With the broader US stock indexes already erasing their declines of the year, the firms now say the traders and other speculative buyers who missed out will be on the hunt for pockets of opportunity to play catch-up before the next bout of tariff-induced turbulence strikes again.
'There will be significant buying from systematic traders and discretionary investors who haven't captured as much of this rally as they would have liked,' Kaiser said. 'Now, they're under-positioned and have a lot money to use to buy some of these laggards.'
With commodity trading advisers, or CTAs, slashing their exposure to equities in recent weeks, the run-up in the S&P 500 has cleared the path for many of them to return as buyers, he said. Traders closing out their bearish wagers in the Russell 2000 Index will also likely spur more gains for small caps in the coming weeks, he added.

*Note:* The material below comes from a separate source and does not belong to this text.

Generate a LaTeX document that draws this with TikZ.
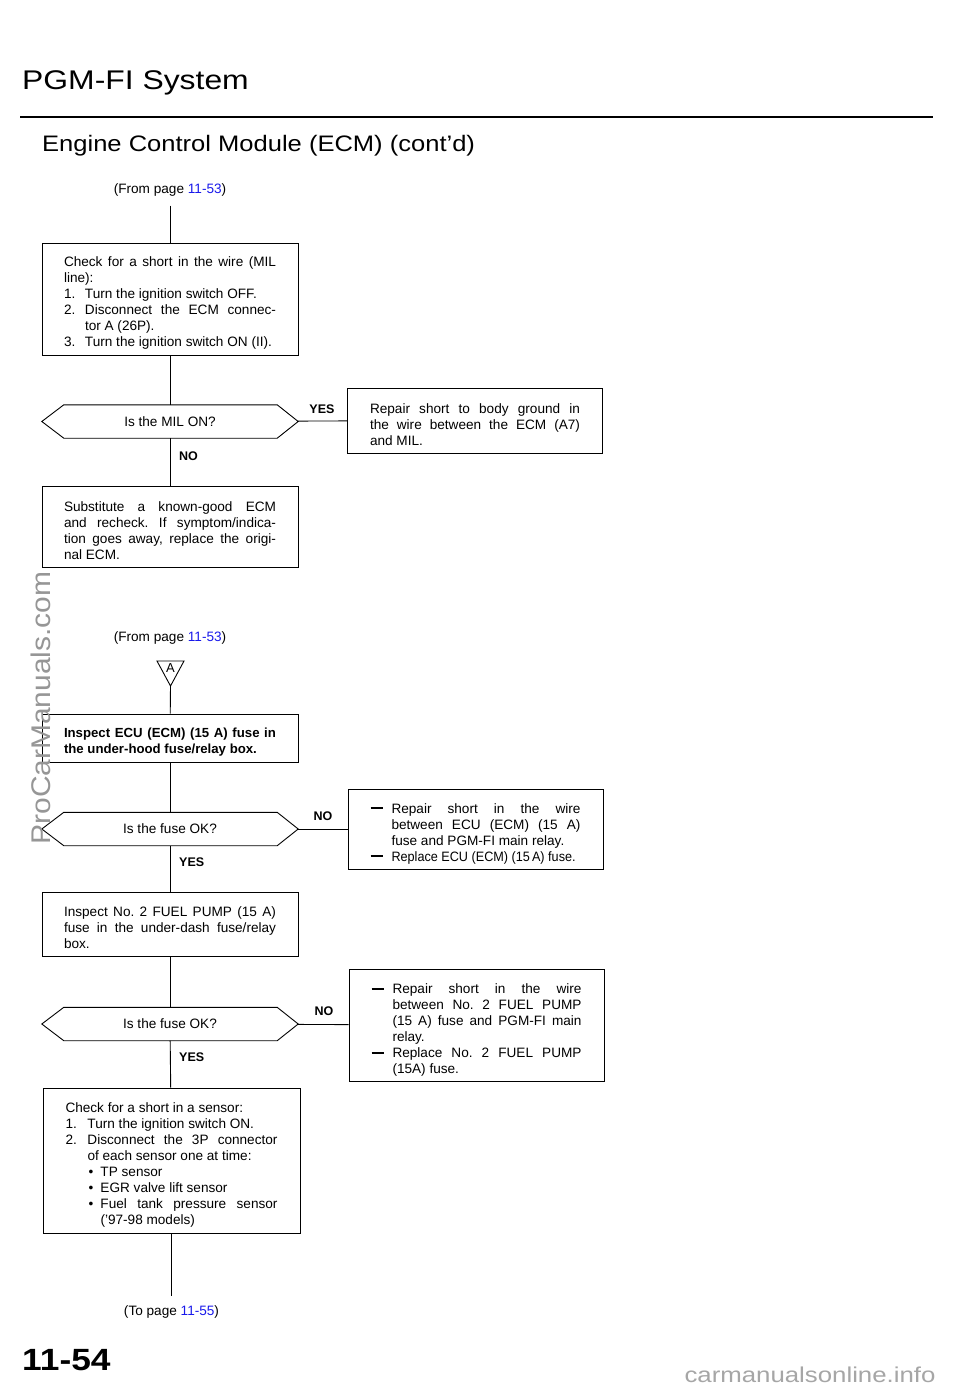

Andrew Tyler, head of global market intelligence for JPMorgan's trading desk, says it makes sense to buy — via derivatives — shares of hard-hit groups like retailers or consumer discretionary on the potential for a near-term short squeeze. That squeeze occurs when a stock's price rises sharply while traders have short positions, forcing them to buy back shares quickly to cut losses.
'Any short squeeze will likely push small- and mid-capitalization companies to outperform,' the JPMorgan team led by Tyler wrote in a Monday note.
Short-Term Trend
Long-term money managers still see risks in small caps and companies with the most fragile balance sheets given that interest rates remain elevated and economic growth has slowed. While broader markets rallied so far this week because of a reprieve in US-China trade tensions, some investors remain concerned about the possibility of more friction between the two countries down the road.
'We're still not out of the woods on tariffs so we wouldn't buy small caps or own the riskier parts of the market,' said Thomas Martin, senior portfolio manager at Globalt Investments. 'That may work for a short-term trade, but it doesn't work for those managing money for the next few years.'
While small-caps were one of the biggest winners when Donald Trump won the elections — as investors expected his protectionist policies to boost the group — his other proposals, such as tough immigrant laws, can drive up labor costs and squeeze out businesses that derive most of their sales at home.
Even so, the short-term trend is telling. Goldman Sachs' weak balance sheet index, which tracks the 50 most indebted companies, has outpaced the S&P 500 in seven of the past eight sessions — evidence that traders are veering toward cheaper stocks.
Citi's Kaiser also suggests adding upside exposure to groups that had struggled since Trump first announced his aggressive tariffs on April 2, including tech hardware, consumer durables and those with weak balance sheets.
To Dennis Debusschere, founder of 22V Research, there's such a large valuation gap between riskier, economically sensitive companies versus higher-quality names that it leaves more room for the former to rally in the short term.
'Given how onerous the China tariffs were for small caps, that group has the most near-term upside,' he wrote to clients in a Monday note.